_Instructions to follow_
Start at the line where "What React, TypeScript" appears and end at the line where "YAxis, CartesianGrid, Legend" appears; repeat those lines exactly, both ends included, leaving pictures behind.

— Begin Input —

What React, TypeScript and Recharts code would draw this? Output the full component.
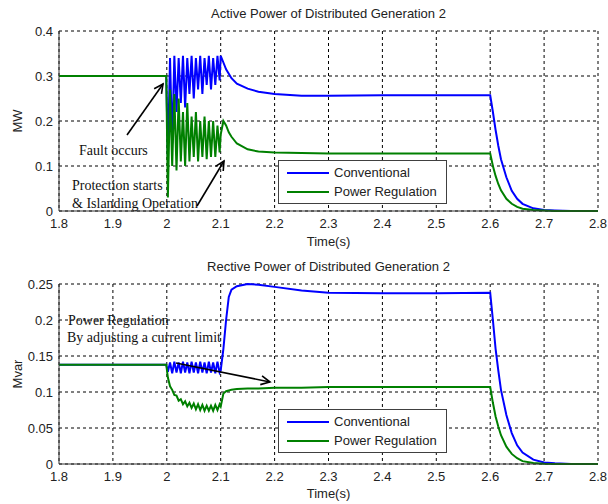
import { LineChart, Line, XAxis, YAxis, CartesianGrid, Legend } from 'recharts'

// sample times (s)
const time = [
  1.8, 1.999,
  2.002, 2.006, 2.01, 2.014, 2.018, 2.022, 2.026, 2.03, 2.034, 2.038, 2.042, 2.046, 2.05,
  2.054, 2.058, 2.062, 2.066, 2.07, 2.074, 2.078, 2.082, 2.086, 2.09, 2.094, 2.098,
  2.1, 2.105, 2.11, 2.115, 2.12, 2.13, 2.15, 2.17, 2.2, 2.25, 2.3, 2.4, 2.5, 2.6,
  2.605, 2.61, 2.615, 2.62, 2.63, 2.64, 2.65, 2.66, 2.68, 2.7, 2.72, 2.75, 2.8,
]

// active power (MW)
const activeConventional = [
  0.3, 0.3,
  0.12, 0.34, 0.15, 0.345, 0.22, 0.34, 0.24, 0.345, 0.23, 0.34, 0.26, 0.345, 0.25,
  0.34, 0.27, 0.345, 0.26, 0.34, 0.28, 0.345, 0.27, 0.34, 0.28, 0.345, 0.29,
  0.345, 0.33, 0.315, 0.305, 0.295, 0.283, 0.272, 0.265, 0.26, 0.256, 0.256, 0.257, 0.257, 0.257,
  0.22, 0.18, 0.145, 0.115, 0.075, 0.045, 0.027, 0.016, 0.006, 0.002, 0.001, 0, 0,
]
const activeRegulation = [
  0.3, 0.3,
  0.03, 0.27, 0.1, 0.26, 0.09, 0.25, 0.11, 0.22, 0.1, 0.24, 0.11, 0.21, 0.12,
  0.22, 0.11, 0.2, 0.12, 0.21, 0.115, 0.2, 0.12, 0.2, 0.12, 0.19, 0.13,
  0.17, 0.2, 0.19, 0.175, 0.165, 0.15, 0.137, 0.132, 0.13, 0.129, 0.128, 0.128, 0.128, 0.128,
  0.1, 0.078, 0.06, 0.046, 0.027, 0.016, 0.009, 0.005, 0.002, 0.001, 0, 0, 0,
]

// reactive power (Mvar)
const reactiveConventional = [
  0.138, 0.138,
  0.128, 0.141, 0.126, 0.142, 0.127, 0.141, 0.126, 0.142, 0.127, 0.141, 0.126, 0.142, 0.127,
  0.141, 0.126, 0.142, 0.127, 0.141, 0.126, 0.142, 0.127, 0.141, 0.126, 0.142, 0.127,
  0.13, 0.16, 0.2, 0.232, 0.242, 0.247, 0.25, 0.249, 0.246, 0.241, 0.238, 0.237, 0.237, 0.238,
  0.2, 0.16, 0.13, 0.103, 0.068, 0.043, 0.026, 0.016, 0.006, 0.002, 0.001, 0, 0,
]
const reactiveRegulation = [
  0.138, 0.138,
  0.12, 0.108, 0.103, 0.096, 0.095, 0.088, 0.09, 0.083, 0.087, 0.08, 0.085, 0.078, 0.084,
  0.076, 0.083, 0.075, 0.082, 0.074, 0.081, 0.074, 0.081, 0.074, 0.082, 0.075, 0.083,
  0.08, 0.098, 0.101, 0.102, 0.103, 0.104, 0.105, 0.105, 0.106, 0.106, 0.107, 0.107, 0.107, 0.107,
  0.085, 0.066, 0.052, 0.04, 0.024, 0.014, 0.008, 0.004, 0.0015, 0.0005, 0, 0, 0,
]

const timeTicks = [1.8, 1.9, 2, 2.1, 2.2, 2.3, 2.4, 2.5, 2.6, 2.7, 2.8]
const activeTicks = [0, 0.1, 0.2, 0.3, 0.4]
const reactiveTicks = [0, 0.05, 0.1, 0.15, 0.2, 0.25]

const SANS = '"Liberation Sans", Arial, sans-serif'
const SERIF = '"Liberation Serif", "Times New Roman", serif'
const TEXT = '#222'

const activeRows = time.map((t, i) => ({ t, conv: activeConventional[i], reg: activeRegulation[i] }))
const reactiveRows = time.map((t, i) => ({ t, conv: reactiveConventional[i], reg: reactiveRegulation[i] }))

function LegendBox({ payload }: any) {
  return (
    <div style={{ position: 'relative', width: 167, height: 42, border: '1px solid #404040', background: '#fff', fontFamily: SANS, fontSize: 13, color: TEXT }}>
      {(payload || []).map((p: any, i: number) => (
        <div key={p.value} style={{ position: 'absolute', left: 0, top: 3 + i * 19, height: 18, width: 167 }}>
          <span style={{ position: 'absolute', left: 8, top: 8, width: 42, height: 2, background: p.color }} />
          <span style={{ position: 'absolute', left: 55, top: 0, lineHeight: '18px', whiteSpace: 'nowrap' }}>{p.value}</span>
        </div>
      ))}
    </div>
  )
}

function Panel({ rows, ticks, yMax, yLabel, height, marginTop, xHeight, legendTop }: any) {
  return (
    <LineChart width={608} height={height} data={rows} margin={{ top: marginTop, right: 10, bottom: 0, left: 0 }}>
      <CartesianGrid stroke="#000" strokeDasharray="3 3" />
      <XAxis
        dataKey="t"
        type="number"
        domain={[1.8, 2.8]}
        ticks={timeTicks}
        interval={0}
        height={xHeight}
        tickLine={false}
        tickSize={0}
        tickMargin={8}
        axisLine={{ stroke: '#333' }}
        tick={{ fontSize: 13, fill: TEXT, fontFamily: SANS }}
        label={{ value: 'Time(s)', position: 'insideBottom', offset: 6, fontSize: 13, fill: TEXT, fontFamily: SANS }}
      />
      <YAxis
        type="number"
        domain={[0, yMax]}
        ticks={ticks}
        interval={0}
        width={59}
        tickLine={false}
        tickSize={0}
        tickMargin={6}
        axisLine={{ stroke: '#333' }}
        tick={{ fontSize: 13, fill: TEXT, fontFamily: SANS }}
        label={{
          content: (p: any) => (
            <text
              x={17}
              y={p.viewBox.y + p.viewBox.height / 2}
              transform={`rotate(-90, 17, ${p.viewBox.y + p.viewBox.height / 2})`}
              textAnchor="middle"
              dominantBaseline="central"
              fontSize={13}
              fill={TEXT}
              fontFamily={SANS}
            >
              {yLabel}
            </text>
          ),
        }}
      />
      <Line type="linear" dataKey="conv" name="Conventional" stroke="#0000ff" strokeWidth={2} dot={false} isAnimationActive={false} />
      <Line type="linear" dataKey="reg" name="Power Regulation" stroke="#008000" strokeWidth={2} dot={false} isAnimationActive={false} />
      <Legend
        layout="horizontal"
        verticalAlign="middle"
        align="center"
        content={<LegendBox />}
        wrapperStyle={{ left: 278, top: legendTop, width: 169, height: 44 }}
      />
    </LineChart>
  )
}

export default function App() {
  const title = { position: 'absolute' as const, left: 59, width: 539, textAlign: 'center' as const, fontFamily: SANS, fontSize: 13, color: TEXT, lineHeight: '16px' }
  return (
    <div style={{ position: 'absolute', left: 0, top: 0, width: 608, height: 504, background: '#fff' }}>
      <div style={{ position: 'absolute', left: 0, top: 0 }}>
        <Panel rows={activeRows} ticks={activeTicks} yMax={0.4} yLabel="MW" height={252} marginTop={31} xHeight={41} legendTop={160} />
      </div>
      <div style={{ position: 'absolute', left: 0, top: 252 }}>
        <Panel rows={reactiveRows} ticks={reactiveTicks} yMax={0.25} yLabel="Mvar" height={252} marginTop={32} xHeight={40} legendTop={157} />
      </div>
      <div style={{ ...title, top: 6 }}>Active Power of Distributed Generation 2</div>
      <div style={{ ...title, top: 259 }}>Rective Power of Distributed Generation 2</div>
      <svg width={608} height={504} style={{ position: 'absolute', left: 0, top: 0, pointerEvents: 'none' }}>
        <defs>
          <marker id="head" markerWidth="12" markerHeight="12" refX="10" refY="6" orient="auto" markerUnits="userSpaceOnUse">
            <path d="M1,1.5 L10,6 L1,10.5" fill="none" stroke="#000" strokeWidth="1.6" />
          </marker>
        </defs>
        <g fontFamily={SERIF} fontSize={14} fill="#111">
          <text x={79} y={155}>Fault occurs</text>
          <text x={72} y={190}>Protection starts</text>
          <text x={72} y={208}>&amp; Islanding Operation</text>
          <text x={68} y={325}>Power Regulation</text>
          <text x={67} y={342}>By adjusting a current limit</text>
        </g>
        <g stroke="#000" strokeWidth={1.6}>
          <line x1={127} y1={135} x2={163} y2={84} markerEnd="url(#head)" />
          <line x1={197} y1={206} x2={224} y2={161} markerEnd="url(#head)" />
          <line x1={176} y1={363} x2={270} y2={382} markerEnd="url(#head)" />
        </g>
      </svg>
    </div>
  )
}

— End Input —
— Begin Input —

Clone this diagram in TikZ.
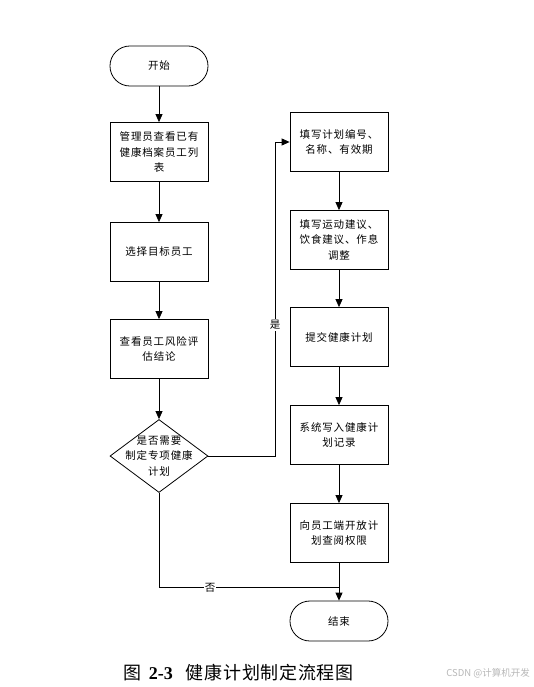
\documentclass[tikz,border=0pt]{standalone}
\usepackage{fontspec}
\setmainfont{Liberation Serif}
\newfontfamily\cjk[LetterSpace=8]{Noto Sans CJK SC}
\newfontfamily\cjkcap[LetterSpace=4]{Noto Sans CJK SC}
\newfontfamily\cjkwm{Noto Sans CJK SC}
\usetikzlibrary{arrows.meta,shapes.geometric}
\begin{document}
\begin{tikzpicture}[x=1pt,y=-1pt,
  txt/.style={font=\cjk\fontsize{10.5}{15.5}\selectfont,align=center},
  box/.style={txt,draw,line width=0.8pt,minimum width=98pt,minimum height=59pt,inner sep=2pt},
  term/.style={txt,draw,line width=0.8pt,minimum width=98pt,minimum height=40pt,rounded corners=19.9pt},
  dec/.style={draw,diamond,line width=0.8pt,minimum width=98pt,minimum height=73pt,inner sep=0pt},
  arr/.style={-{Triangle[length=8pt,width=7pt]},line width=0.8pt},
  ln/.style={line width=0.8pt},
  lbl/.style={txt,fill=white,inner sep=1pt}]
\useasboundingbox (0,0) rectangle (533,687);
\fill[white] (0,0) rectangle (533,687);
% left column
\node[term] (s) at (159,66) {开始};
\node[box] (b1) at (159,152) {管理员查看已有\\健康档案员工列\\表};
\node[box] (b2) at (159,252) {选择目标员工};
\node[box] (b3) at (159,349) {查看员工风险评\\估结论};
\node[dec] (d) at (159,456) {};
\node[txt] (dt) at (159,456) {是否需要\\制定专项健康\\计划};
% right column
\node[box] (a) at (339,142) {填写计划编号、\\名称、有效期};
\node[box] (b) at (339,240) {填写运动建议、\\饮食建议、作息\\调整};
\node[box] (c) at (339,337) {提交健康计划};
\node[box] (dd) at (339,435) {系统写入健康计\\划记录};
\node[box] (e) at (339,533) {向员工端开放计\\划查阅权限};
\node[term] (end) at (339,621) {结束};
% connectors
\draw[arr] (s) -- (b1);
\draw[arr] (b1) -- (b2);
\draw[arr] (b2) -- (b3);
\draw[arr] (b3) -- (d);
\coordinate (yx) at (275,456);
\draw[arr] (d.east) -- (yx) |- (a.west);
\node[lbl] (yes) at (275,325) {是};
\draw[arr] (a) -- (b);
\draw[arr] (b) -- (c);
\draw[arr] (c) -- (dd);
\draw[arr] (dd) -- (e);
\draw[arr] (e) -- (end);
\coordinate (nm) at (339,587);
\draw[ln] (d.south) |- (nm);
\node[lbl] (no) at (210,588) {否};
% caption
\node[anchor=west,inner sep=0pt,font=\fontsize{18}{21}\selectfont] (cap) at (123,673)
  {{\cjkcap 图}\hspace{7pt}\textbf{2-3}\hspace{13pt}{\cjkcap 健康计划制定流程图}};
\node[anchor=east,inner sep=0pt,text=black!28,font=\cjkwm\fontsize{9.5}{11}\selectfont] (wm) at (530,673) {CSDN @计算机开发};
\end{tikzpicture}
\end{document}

— End Input —
— Begin Input —

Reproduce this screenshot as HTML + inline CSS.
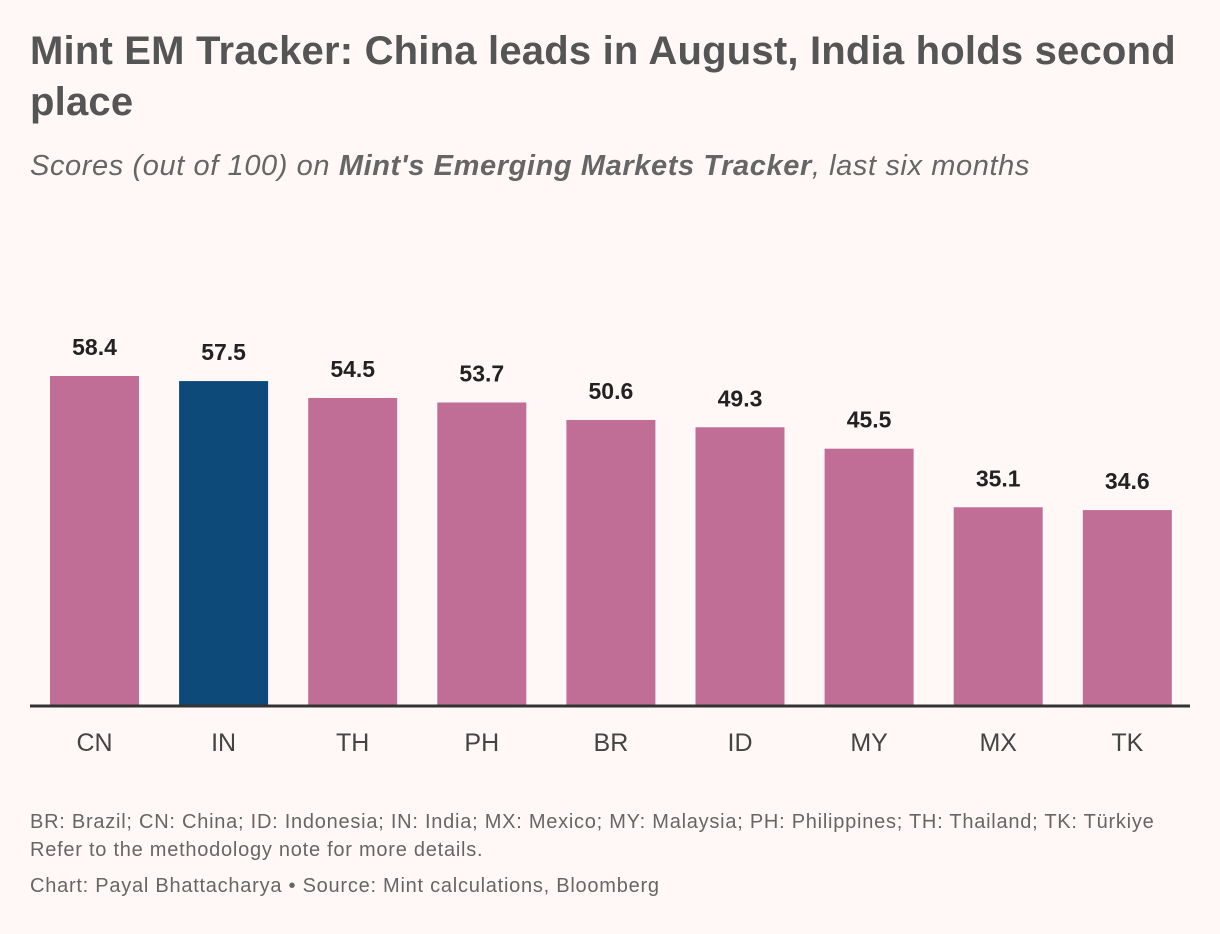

— End Input —

_Response for this exercise_
What React, TypeScript and Recharts code would draw this? Output the full component.
import { LineChart, Line, XAxis, YAxis, CartesianGrid, Legend } from 'recharts'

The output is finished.